Learning Notes from Planet Competition
Full name of the competition: Planet: Understanding the Amazon from Space — Use satellite data to track the human footprint in the Amazon rain forest
I started participating in this competition pretty late, essentially not until the last week. As a result I gave up using tiff images (instead using the pre-processed jpeg images), and focused on practicing building a image classification pipeline.
It was quite frustrating that my result keeps falling short of beating the best public scripts (I did get on par, and even a little better with the scripts in the end). The biggest problem I cannot figure out is when I use higher resolution (256x256 and 224x224) images, the increase in training time does not accompany with a increase in accuracy. In the end, my best submission comes from a model based on 128x128 images. It’s weird because the pre-trained model I used (VGG16 and Resnet50) should work better with 224x224 images. My guess is that I didn’t manage the learning rate well. I’ll update the post if later I somehow figured it out.

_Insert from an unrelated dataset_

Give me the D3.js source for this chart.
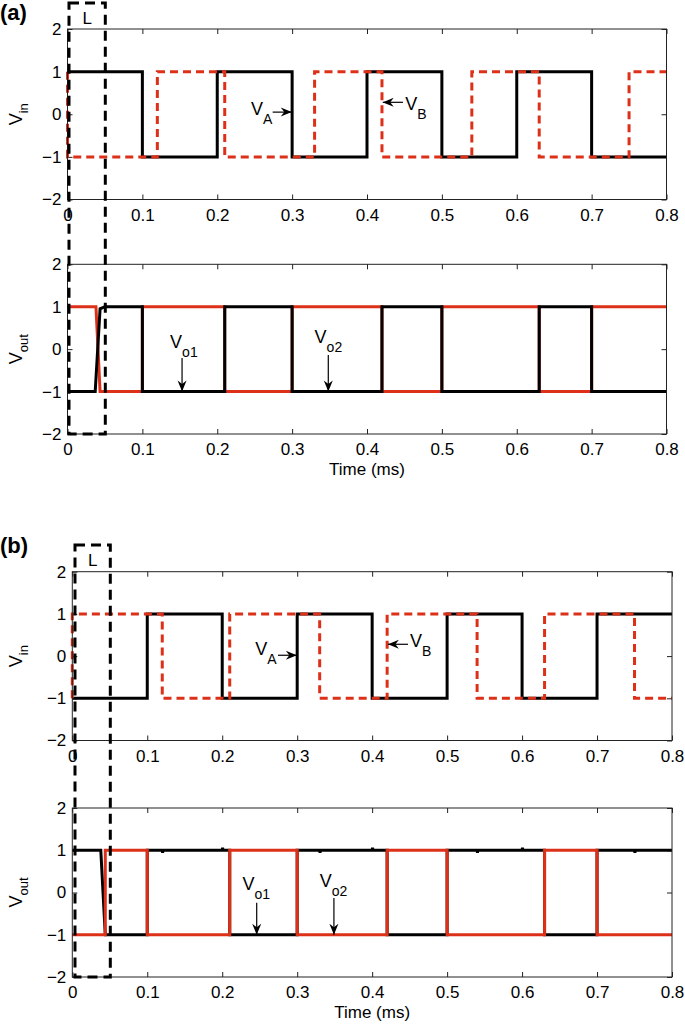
<!DOCTYPE html>
<html>
<head>
<meta charset="utf-8">
<script src="https://cdn.jsdelivr.net/npm/d3@7"></script>
<style>
  body { margin: 0; background: #fff; }
  svg { display: block; font-family: "Liberation Sans", Arial, Helvetica, sans-serif; }
</style>
</head>
<body>
<svg id="fig" width="685" height="1024"></svg>
<script>
// ---- ticks ----
const xTicks = [0, 0.1, 0.2, 0.3, 0.4, 0.5, 0.6, 0.7, 0.8];
const xTickLabels = ["0", "0.1", "0.2", "0.3", "0.4", "0.5", "0.6", "0.7", "0.8"];
const yTicks = [-2, -1, 0, 1, 2];
const yTickLabels = ["\u22122", "\u22121", "0", "1", "2"];

// ---- (a) inputs, [time ms, volts] ----
const aVinA = [[0,1],[0.1,1],[0.1,-1],[0.2,-1],[0.2,1],[0.3,1],[0.3,-1],[0.4,-1],[0.4,1],[0.5,1],[0.5,-1],[0.6,-1],[0.6,1],[0.7,1],[0.7,-1],[0.8,-1]];
const aVinB = [[0,1],[0,-1],[0.12,-1],[0.12,1],[0.21,1],[0.21,-1],[0.33,-1],[0.33,1],[0.42,1],[0.42,-1],[0.54,-1],[0.54,1],[0.63,1],[0.63,-1],[0.75,-1],[0.75,1],[0.8,1]];
// ---- (a) outputs ----
const aVo1 = [[0,-1],[0.037,-1],[0.0435,0.95],[0.05,1],[0.1,1],[0.1,-1],[0.21,-1],[0.21,1],[0.3,1],[0.3,-1],[0.42,-1],[0.42,1],[0.5,1],[0.5,-1],[0.63,-1],[0.63,1],[0.7,1],[0.7,-1],[0.8,-1]];
const aVo2 = [[0,1],[0.038,1],[0.0435,-1],[0.1,-1],[0.1,1],[0.21,1],[0.21,-1],[0.3,-1],[0.3,1],[0.42,1],[0.42,-1],[0.5,-1],[0.5,1],[0.63,1],[0.63,-1],[0.7,-1],[0.7,1],[0.8,1]];

// ---- (b) inputs ----
const bVinA = [[0,-1],[0.1,-1],[0.1,1],[0.2,1],[0.2,-1],[0.3,-1],[0.3,1],[0.4,1],[0.4,-1],[0.5,-1],[0.5,1],[0.6,1],[0.6,-1],[0.7,-1],[0.7,1],[0.8,1]];
const bVinB = [[0,-1],[0,1],[0.12,1],[0.12,-1],[0.21,-1],[0.21,1],[0.33,1],[0.33,-1],[0.42,-1],[0.42,1],[0.54,1],[0.54,-1],[0.63,-1],[0.63,1],[0.75,1],[0.75,-1],[0.8,-1]];
// ---- (b) outputs (small glitches on Vo1 where VB switches) ----
const bVo1 = [[0,1],[0.038,1],[0.044,-1],[0.1,-1],[0.1,1],[0.12,1],[0.1205,0.94],[0.121,1],[0.2,1],[0.2005,1.06],[0.201,1],[0.21,1],[0.21,-1],[0.3,-1],[0.3,1],[0.33,1],[0.3305,0.94],[0.331,1],[0.4,1],[0.4005,1.06],[0.401,1],[0.42,1],[0.42,-1],[0.5,-1],[0.5,1],[0.54,1],[0.5405,0.94],[0.541,1],[0.6,1],[0.6005,1.06],[0.601,1],[0.63,1],[0.63,-1],[0.7,-1],[0.7,1],[0.75,1],[0.7505,0.94],[0.751,1],[0.8,1]];
const bVo2 = [[0,-1],[0.044,-1],[0.044,1],[0.1,1],[0.1,-1],[0.21,-1],[0.21,1],[0.3,1],[0.3,-1],[0.42,-1],[0.42,1],[0.5,1],[0.5,-1],[0.63,-1],[0.63,1],[0.7,1],[0.7,-1],[0.8,-1]];

// ---- annotations: [label, subscript, textX, textY, arrowFromX, arrowFromY, arrowToX, arrowToY] (data units) ----
const aInNotes  = [["V","A",0.245,-0.02,0.274,0.05,0.2995,0.05], ["V","B",0.451,0.10,0.448,0.28,0.421,0.28]];
const aOutNotes = [["V","o1",0.137,0.03,0.153,-0.21,0.153,-1], ["V","o2",0.330,0.145,0.3483,-0.14,0.3483,-1]];
const bInNotes  = [["V","A",0.244,0.03,0.2744,0.02,0.2995,0.02], ["V","B",0.4505,0.216,0.4478,0.28,0.421,0.28]];
const bOutNotes = [["V","o1",0.227,0.06,0.246,-0.24,0.246,-1], ["V","o2",0.330,0.13,0.349,-0.13,0.349,-1]];

// ---- dashed "L" window: [x0, x1, yTop(top panel units), yBottom(bottom panel units)] ----
const aBoxL = [0.002, 0.0505, 2.61, -2];
const bBoxL = [0.0036, 0.0507, 2.63, -2];

const black = "#000";
const red = "#dc3118";
const lineW = 3;

const svg = d3.select("#fig");

svg.append("defs").append("marker")
    .attr("id", "head")
    .attr("viewBox", "-12 -6 12 12")
    .attr("refX", 0).attr("refY", 0)
    .attr("markerWidth", 12).attr("markerHeight", 12)
    .attr("markerUnits", "userSpaceOnUse")
    .attr("orient", "auto")
  .append("path")
    .attr("d", "M0,0L-11,-4.5L-7.5,0L-11,4.5Z")
    .attr("fill", black);

const makePanel = (p) => {
    const x = d3.scaleLinear().domain([0, 0.8]).range([p.left, p.right]);
    const y = d3.scaleLinear().domain([-2, 2]).range([p.bottom, p.top]);

    // ticks inside, on all four sides
    const g = svg.append("g").attr("class", "axes");
    g.append("g")
        .attr("transform", `translate(0,${p.bottom})`)
        .call(d3.axisBottom(x).tickValues(xTicks).tickFormat((d, i) => xTickLabels[i])
            .tickSizeInner(-5).tickSizeOuter(0).tickPadding(9));
    g.append("g")
        .attr("transform", `translate(0,${p.top})`)
        .call(d3.axisTop(x).tickValues(xTicks).tickFormat("").tickSizeInner(-5).tickSizeOuter(0));
    g.append("g")
        .attr("transform", `translate(${p.left},0)`)
        .call(d3.axisLeft(y).tickValues(yTicks).tickFormat((d, i) => yTickLabels[i])
            .tickSizeInner(-5).tickSizeOuter(0).tickPadding(6));
    g.append("g")
        .attr("transform", `translate(${p.right},0)`)
        .call(d3.axisRight(y).tickValues(yTicks).tickFormat("").tickSizeInner(-5).tickSizeOuter(0));
    g.selectAll(".domain").remove();
    g.selectAll(".tick line").attr("stroke", "#222");
    g.selectAll("g").attr("font-size", null).attr("font-family", null);
    g.selectAll(".tick text").attr("font-size", 17).attr("fill", black);

    // series
    const line = d3.line().x(d => x(d[0])).y(d => y(d[1]));
    svg.append("g").selectAll("path")
        .data(p.series)
        .join("path")
        .attr("d", s => line(s.data))
        .attr("fill", "none")
        .attr("stroke", s => s.color)
        .attr("stroke-width", lineW)
        .attr("stroke-dasharray", s => s.dash);

    // frame
    svg.append("rect")
        .attr("x", p.left).attr("y", p.top)
        .attr("width", p.right - p.left).attr("height", p.bottom - p.top)
        .attr("fill", "none").attr("stroke", "#222").attr("stroke-width", 1);

    // y label with subscript
    const yl = svg.append("text")
        .attr("transform", `translate(22,${(p.top + p.bottom) / 2}) rotate(-90)`)
        .attr("text-anchor", "middle")
        .attr("font-size", 18);
    yl.append("tspan").text("V");
    yl.append("tspan").text(p.ysub).attr("font-size", 13).attr("dy", 6);

    if (p.time) {
        svg.append("text")
            .attr("x", (p.left + p.right) / 2).attr("y", p.bottom + 41)
            .attr("text-anchor", "middle").attr("font-size", 17)
            .text("Time (ms)");
    }

    // annotations
    p.notes.forEach(n => {
        svg.append("line")
            .attr("x1", x(n[4])).attr("y1", y(n[5]))
            .attr("x2", x(n[6])).attr("y2", y(n[7]))
            .attr("stroke", black).attr("stroke-width", 1.2)
            .attr("marker-end", "url(#head)");
        const t = svg.append("text")
            .attr("x", x(n[2])).attr("y", y(n[3]))
            .attr("font-size", 18);
        t.append("tspan").text(n[0]);
        t.append("tspan").text(n[1]).attr("font-size", 14).attr("dy", 9);
    });

    return {x, y};
};

const drawBox = (top, bottom, box, letter, letterY) => {
    const x0 = top.x(box[0]), x1 = top.x(box[1]);
    const y0 = top.y(box[2]), y1 = bottom.y(box[3]);
    svg.append("rect")
        .attr("x", x0).attr("y", y0)
        .attr("width", x1 - x0).attr("height", y1 - y0)
        .attr("fill", "none").attr("stroke", black)
        .attr("stroke-width", 3).attr("stroke-dasharray", "10,6");
    svg.append("text")
        .attr("x", (x0 + x1) / 2).attr("y", y0 + 21)
        .attr("text-anchor", "middle").attr("font-size", 17)
        .text("L");
    svg.append("text")
        .attr("x", 0).attr("y", letterY)
        .attr("font-size", 22).attr("font-weight", "bold")
        .text(letter);
};

// ---- (a) ----
const a1 = makePanel({left: 67.5, right: 666.5, top: 29, bottom: 199.5, ysub: "in", time: false,
    series: [{data: aVinA, color: black, dash: null}, {data: aVinB, color: red, dash: "8,5"}],
    notes: aInNotes});
const a2 = makePanel({left: 67.5, right: 666.5, top: 264.3, bottom: 434, ysub: "out", time: true,
    series: [{data: aVo2, color: red, dash: null}, {data: aVo1, color: black, dash: null}],
    notes: aOutNotes});
drawBox(a1, a2, aBoxL, "(a)", 20);

// ---- (b) ----
const b1 = makePanel({left: 72.3, right: 672, top: 571.7, bottom: 740.5, ysub: "in", time: false,
    series: [{data: bVinA, color: black, dash: null}, {data: bVinB, color: red, dash: "8,5"}],
    notes: bInNotes});
const b2 = makePanel({left: 72.3, right: 672, top: 808, bottom: 977, ysub: "out", time: true,
    series: [{data: bVo1, color: black, dash: null}, {data: bVo2, color: red, dash: null}],
    notes: bOutNotes});
drawBox(b1, b2, bBoxL, "(b)", 553);
</script>
</body>
</html>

The two highlights of the learning experiences are:
- Bcolz Array Iterator: I used the implementation by the wonderful Jeremy Howard. My RAM cannot fit all the 224x224 training/testing images, so I have to either read and resize images batch-by-batch, or store the resized images inside a bcolz.carray and read them when I need them.
- Cyclical Learning Rate: The implementation I used also comes from Jeremy Howard’s class, written by Brad Kenstler. It’s a really simple idea to change learning rate at every batch, and in Keras it’s really simple to do. The implementation comes with three built-in modes: triangle, traingle2, exp_range. I tried all of them and used exp_range with gamma=0.9999 in my final submission.
I plan to update this post periodically until I finished reviewing this competition.
Update on 2018/01/23: I’ve found the cause of under-performance a while ago. It was a stupid bug which led to only a small portion of the parameters were updated at each step. Using JPEG files is actually enough to achieve top-level performance. I had also done some more experiments on this dataset and planed to write a independent post on the results, but I never find the time to write it.